Recent versions of Access are fussier about the text files they'll
import, though the problems I've seen to date involve end-of-line
markers rather than end-of-file ones.

But I can't imagine any single character at the *end* of a file
mucking
up the preview in the text import wizard, and I've tested the EOF
characters I know of without provoking the trouble. So unless you
tell
me which actual character is used as EOF in your system, I can't
reproduce the problem. (One way of finding out is to open the text
file
with a hex editor such as Hexedit.)

I don't know a neat way of removing the last character from a file
using
VBA. Usually it's necessary to write all but the last character to
a new
file, and I'd probably do this by filtering it through a Perl
one-liner,
e.g.
perl -0 -pe"chop" old.txt > new.txt
if the file is small enough to fit in memory. Maybe you could get
the
mainframe people to do something like this as part of generating
the
ASCII file for you.




On Tue, 10 May 2005 06:28:02 -0700, "berybery"

Hello John,
The file is coming from a VSE\ESA main frame environment, using
the file
transfer feature, from an EBCIDEC to ASCII format with this EOF
marker, that
looks like a little square.

Believe it or not, Access 2.0 takes this file with the EOF marker
with no
worries. I'm actually trying to upgrade an old Access 2.0
application to
Access 2003. The EOF marker is giving me problems. I do not want
to manually
remove it. Any help will be appreciated. Thank you
Karlene

:

Hi Karlene,

Windows text files don't normally have or need special
terminating
symbols (their size is stored in the directory entry). Anyway,
using
Access 2003 I have no problems importing text files terminated
with or
including the CP/M-DOS EOF character (\x1A), and the Unix
equivalent
(\x04) seems to be treated as an ordinary character.

So I'm not sure what you mean by "the EOF marker", or what sort
of text
files you are trying to import. Can you give some more details?


On Mon, 9 May 2005 07:33:11 -0700, "berybery"

Hello,
I'm using ACCESS 2003.

Whenever I try to import a text file into ACCESS, the sample
display in the
Import/Export wizard shows me garbage. If I remove the EOF
marker in the text
file it comes into ACCESS nicely.

Is there a way for ACCESS to remove the EOF marker for me,
without me having
to do it manually?
Thank you,
Karlene
 
B

berybery

Good Morning John,
Thank you for all the advice given. Yes, it is possible for the people from
the main frame to output that file with spaces at the end. So I think that's
where I will go. Thank you again,
Have a good day,
Karlene

John Nurick said:
Hi Karlene,

I've received the sample file. As I expected, the problem has nothing to do
with the EOF marker; it is all the null characters (Ascii 0, \x0) that are
upsetting things.

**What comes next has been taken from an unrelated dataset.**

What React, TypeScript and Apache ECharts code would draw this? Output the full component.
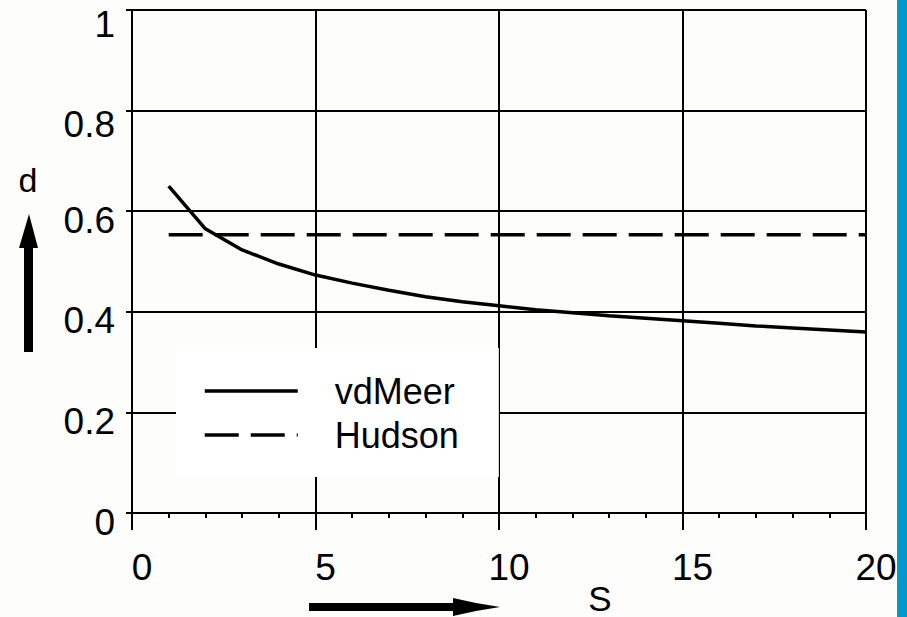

Replace them with spaces and things work as normal.
Opening and saving in Notepad does this replacement without telling you.

If you can, get the mainframe guys to alter their export routine. If they
(or you) have Perl installed, all it takes is a one-liner like this to do
the replacement, leaving the original file renamed with .bak:

perl -i.bak -pe"tr/\0/ /" "D:\folder\filename.dat"

Otherwise it's possible to write VBA code to replace the nulls. You have to
read the text file line by line, replacing the null characters and writing
the edited line to a new file.

berybery said:
Hello John,
Will send a sample file via e-mail and will continue to explore my options
of producing the main frame file and getting rid of the EOF marker.
Karlene

John Nurick said:
Karlene,

0D 0A at the end of each line is the Windows standard, and Access 2003
isn't bothered by a 1A at the end of the file, so something else must be
going on.

In your place, the next thing I'd do is run some tests on the text file,
checking for things such as the wrong number of fields in one or more
records, missing delimiters/qualifiers, line breaks within the data,
wrongly escapedd quote marks, etc. (Though if as you say the file can be
imported after you have opened it and saved it in Notepad, that doesn't
sound plausible either.)

If the file isn't confidential and isn't too large, I'd be happy to run
some tests on it if you zip it up and email it (omitting the bogus
middle name from my email address).


On Thu, 12 May 2005 04:55:21 -0700, "berybery"

Good morning John,
The record separator is identified by both the "OD and OA" characters.
At
the end of the file we have the OD, OA and 1A characters.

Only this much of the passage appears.